Selkent and balance of hardship
- The Claimant's third argument is that the Employment Judge did not apply Selkent principles in determining the application. No account was taken of her explanation for amendment, which rested to a significant extent on legal advice which she said was incorrect. There was no balancing of hardship or prejudice; indeed no recognition that the decision caused her any hardship or difficulty. Alternatively, if he applied Selkent principles, he did not give sufficient reasons for his decision.
- Ms Balmer submits that, while it is true that the Employment Judge did not expressly address Selkent principles or expressly balance the prejudice on either side, it can be seen that he applied the correct principles. He was entitled to give brief reasons for a case management decision. Overall Ms Balmer submitted that the Employment Judge had made a permissible case management decision and given proportionate reasons for it.
- I have reached the conclusion that the Employment Judge has not given sufficient reasons for his decision. Although he did not mention Selkent in his Reasons, it is a well known authority and it is difficult to suppose that he was not intending to apply it. But a certain minimum amount of reasoning is required when doing so. Above all there must be some proper reasoning about the balance of injustice and hardship. In this case the Employment Judge has referred to the prejudice the Respondent would incur by the need to consider further disclosure; that is a fair point for him to make. But he has not made any assessment of the prejudice to the Claimant whose case, while it had not involved "whistleblowing" as such, had always included assertions that her complaints and queries had rendered her unpopular with managers. Nor has he made any assessment of the explanation she gave for the application to amend.
- I recognise that, as Underhill P said in Evershed, a time limit issue need not necessarily be important; that will, I think, particularly be the case where the time limit may be extended on the relatively broad "just and equitable" ground. Whether it is just to allow the amendment will then be closely allied to the question whether it is just and equitable to extend time. In this case, however, if the Employment Judge thought that a time limit was in play it would be the more restrictive time limit applicable by virtue of section 111(2). He appears to have thought the time limit point was important, but beyond this it is impossible to see what he thought about its application and how if at all it figured in the balance of justice and hardship.
Remission
- It follows that the appeal will be allowed both in respect of paragraph 96.1 and paragraphs 98.1 to 98.16. The question whether to grant permission to amend must be considered afresh in both respects.
- If paragraph 96.1 had stood alone I might well have been prepared with the consent of the parties to decide the question of amendment myself; it would have been relatively straightforward.
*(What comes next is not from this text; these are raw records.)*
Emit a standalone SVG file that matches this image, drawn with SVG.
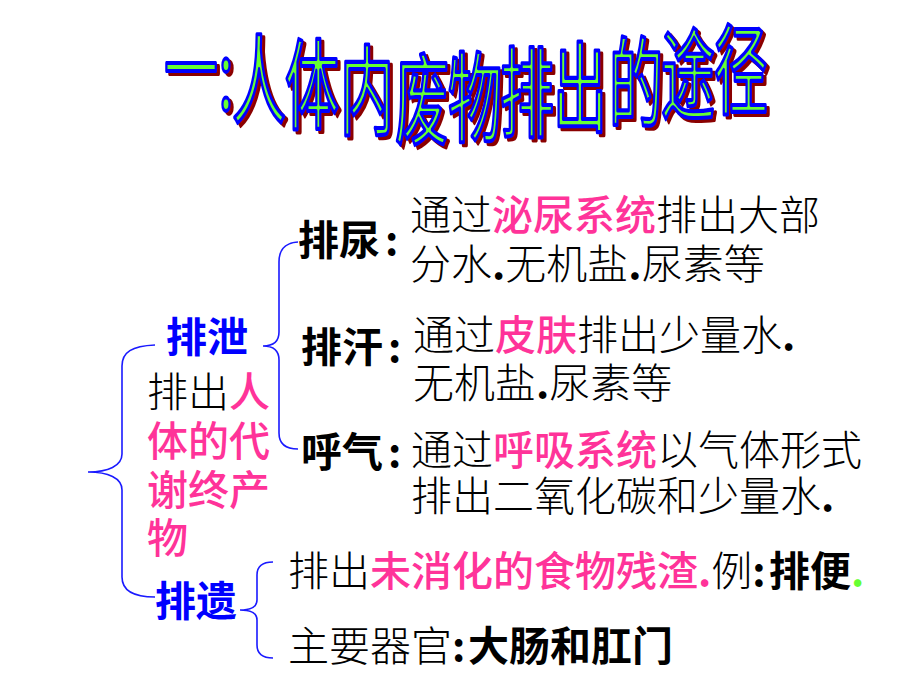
<svg xmlns="http://www.w3.org/2000/svg" width="920" height="690" viewBox="0 0 920 690">
<style>
.t{font-family:"Noto Sans CJK SC","Noto Sans CJK JP",sans-serif;font-size:41px}
.sr{font-weight:300;fill:#000}
.bd{font-weight:700;fill:#000}
.pk{fill:#ff3399;font-weight:500}
.bl{fill:#0000ff;font-weight:700}
.dt{font-weight:700}
.ti{font-family:"Noto Sans CJK SC","Noto Sans CJK JP",sans-serif;font-size:54px;font-weight:400;text-anchor:middle}
.ti text{vector-effect:non-scaling-stroke}
.tf{fill:#66ff33;stroke:#0000ff;stroke-width:2.3;stroke-linejoin:round}
.ts{fill:#b00000;stroke:#8a0000;stroke-width:2.3;stroke-linejoin:round}
.br{fill:none;stroke:#1a1aff;stroke-width:1.6}
</style>
<rect width="920" height="690" fill="#fff"/>
<defs>
<g id="title-glyphs">
<text transform="translate(191,105) scale(1,1.8)">一</text>
<text transform="translate(226,110) scale(1,1.8)">:</text>
<text transform="translate(259,116) scale(1,1.8)">人</text>
<text transform="translate(312,121) scale(1,1.8)">体</text>
<text transform="translate(367,127) scale(1,1.8)">内</text>
<text transform="translate(422,136) scale(1,1.8)">废</text>
<text transform="translate(475,134) scale(1,1.8)">物</text>
<text transform="translate(527,129) scale(1,1.8)">排</text>
<text transform="translate(580,124) scale(1,1.8)">出</text>
<text transform="translate(636,119) scale(1,1.8)">的</text>
<text transform="translate(688,111) scale(1,1.8)">途</text>
<text transform="translate(741,106) scale(1,1.8)">径</text>
</g>
</defs>
<g id="title" class="ti">
<use href="#title-glyphs" class="ts" transform="translate(3,3)"/>
<use href="#title-glyphs" class="tf"/>
</g>
<g id="connectors">
<path class="br" d="M155,345 C132,346 122,352 122,366 L122,454 C122,466 108,472 88,472 C108,472 122,478 122,490 L122,577 C122,590 132,597 155,597"/>
<path class="br" d="M298,242 C284,243 279,250 279,262 L279,332 C279,341 274,346 263,346 C274,346 279,351 279,360 L279,433 C279,443 285,449 298,449"/>
<path class="br" d="M273,562 C262,562 257,566 257,575 L257,600 C257,606 252,610 240,610 C252,610 257,614 257,620 L257,645 C257,654 262,658 273,658"/>
</g>
<g id="node-paixie"><text class="t bl" x="166" y="352">排泄</text></g>
<g id="node-desc">
<text class="t" x="147" y="407"><tspan class="sr">排出</tspan><tspan class="pk">人</tspan></text>
<text class="t pk" x="147" y="456">体的代</text>
<text class="t pk" x="147" y="505">谢终产</text>
<text class="t pk" x="147" y="553">物</text>
</g>
<g id="node-paiyi"><text class="t bl" x="155" y="616">排遗</text></g>
<g id="node-painiao">
<text class="t bd" x="298" y="255">排尿</text><text class="t bd" x="385" y="255">:</text>
<text class="t sr" x="410" y="230">通过<tspan class="pk">泌尿系统</tspan>排出大部</text>
<text class="t sr" x="410" y="279">分<tspan>水</tspan><tspan class="dt">.</tspan>无机盐<tspan class="dt">.</tspan>尿素等</text>
</g>
<g id="node-paihan">
<text class="t bd" x="301" y="362">排汗</text><text class="t bd" x="388" y="362">:</text>
<text class="t sr" x="413" y="350">通过<tspan class="pk">皮肤</tspan>排出少量水<tspan class="dt">.</tspan></text>
<text class="t sr" x="413" y="398">无机盐<tspan class="dt">.</tspan>尿素等</text>
</g>
<g id="node-huqi">
<text class="t bd" x="301" y="467">呼气</text><text class="t bd" x="388" y="467">:</text>
<text class="t sr" x="411" y="465">通过<tspan class="pk">呼吸系统</tspan>以气体形式</text>
<text class="t sr" x="411" y="511">排出二氧化碳和少量水<tspan class="dt">.</tspan></text>
</g>
<g id="node-feces">
<text class="t sr" x="288" y="586">排出<tspan class="pk">未消化的食物残渣</tspan><tspan class="pk dt">.</tspan>例<tspan class="dt">:</tspan><tspan class="bd" x="769">排便</tspan><tspan style="fill:#66ff33;font-weight:700">.</tspan></text>
</g>
<g id="node-organ">
<text class="t sr" x="288" y="661">主要器官<tspan class="dt">:</tspan><tspan class="bd" x="468">大肠和肛门</tspan></text>
</g>
</svg>
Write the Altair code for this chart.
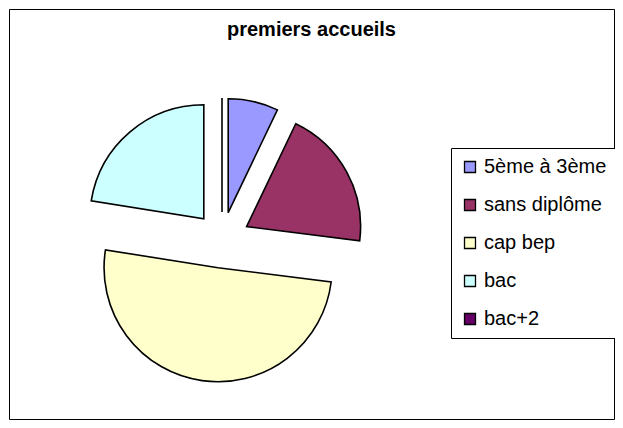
import altair as alt
import pandas as pd

categories = ["5ème à 3ème", "sans diplôme", "cap bep", "bac", "bac+2"]
values = [7.1, 19.9, 50.5, 22.5, 0.0]
colors = ["#9999FF", "#993366", "#FFFFCC", "#CCFFFF", "#660066"]
title_text = "premiers accueils"

df = pd.DataFrame({"cat": categories, "value": values, "order": list(range(len(categories)))})

cx, cy, explode, radius = 213, 231, 28, 114
W, H = 605, 410

arcs = (
    alt.Chart(df)
    .transform_joinaggregate(total="sum(value)")
    .transform_window(cum="sum(value)", sort=[alt.SortField("order")])
    .transform_calculate(t0="2*PI*(datum.cum-datum.value)/datum.total",
                         t1="2*PI*datum.cum/datum.total")
    .transform_calculate(mid="(datum.t0+datum.t1)/2")
    .transform_calculate(px=f"{cx}+{explode}*sin(datum.mid)",
                         py=f"{cy}-{explode}*cos(datum.mid)")
    .mark_arc(outerRadius=radius, stroke="black", strokeWidth=1.6, strokeJoin="miter")
    .encode(
        theta=alt.Theta("t0:Q", scale=None),
        theta2="t1:Q",
        x=alt.X("px:Q", scale=None),
        y=alt.Y("py:Q", scale=None),
        color=alt.Color(
            "cat:N",
            scale=alt.Scale(domain=categories, range=colors),
            legend=alt.Legend(
                title=None, orient="none", legendX=442, legendY=139,
                strokeColor="black", fillColor="white", padding=9,
                symbolType="square", symbolSize=121, symbolStrokeColor="black",
                symbolStrokeWidth=1.3, symbolOpacity=1,
                labelFont="Liberation Sans", labelFontSize=20, labelColor="black",
                labelOffset=4, rowPadding=18, labelLimit=300,
            ),
        ),
        order=alt.Order("order:Q"),
    )
)

title = alt.Chart(pd.DataFrame({"t": [title_text]})).mark_text(
    font="Liberation Sans", fontSize=20, fontWeight="bold", color="black", align="center", baseline="middle"
).encode(text="t:N", x=alt.value(W / 2), y=alt.value(21))

chart = (
    alt.layer(arcs, title)
    .properties(width=W, height=H, padding=1, autosize=alt.AutoSizeParams(type="none"))
    .configure_view(stroke="black", strokeWidth=1)
)

chart.save("out.html", embed_options={"renderer": "svg", "actions": False})
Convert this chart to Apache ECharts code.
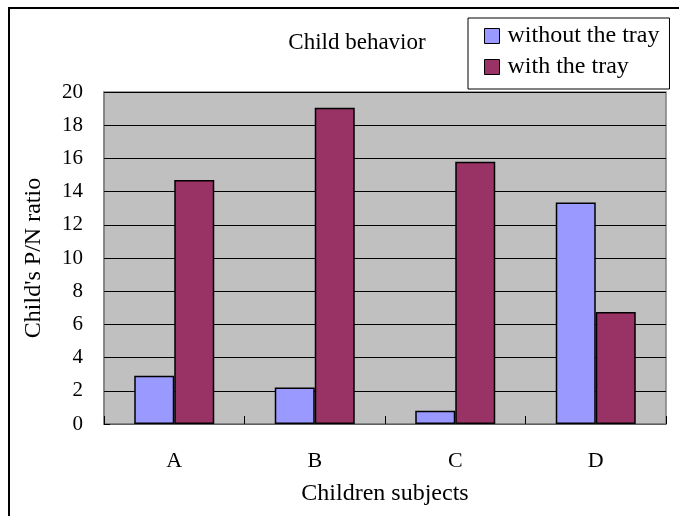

But the issue relating to paragraphs 98.1 to 98.16 is less straightforward: I do not think a decision on a broad discretionary matter of this kind should simply be tacked on to a hearing which was dedicated to the narrower question whether the Employment Judge erred in law. I would have required a second round of submissions dedicated to the general discretionary question; and for listing and personal reasons that will not be practicable. The matter will be remitted for consideration by an Employment Judge.
- Whether a decision is remitted to the same, or to a different, Employment Judge is a discretionary matter for the Employment Appeal Tribunal. The discretion is guided by the overriding objective and by considerations set out in Sinclair Roche & Temperley v Heard [2004] IRLR 763. I have no doubt about the professionalism of the Employment Judge; but I think it is best if the matter is considered afresh by a different Employment Judge. The argument will be relatively short, so there will not be any great saving if a new Judge is involved; it is some time since the Employment Judge was concerned with the matter; and the decision under appeal was his second consideration of amendment.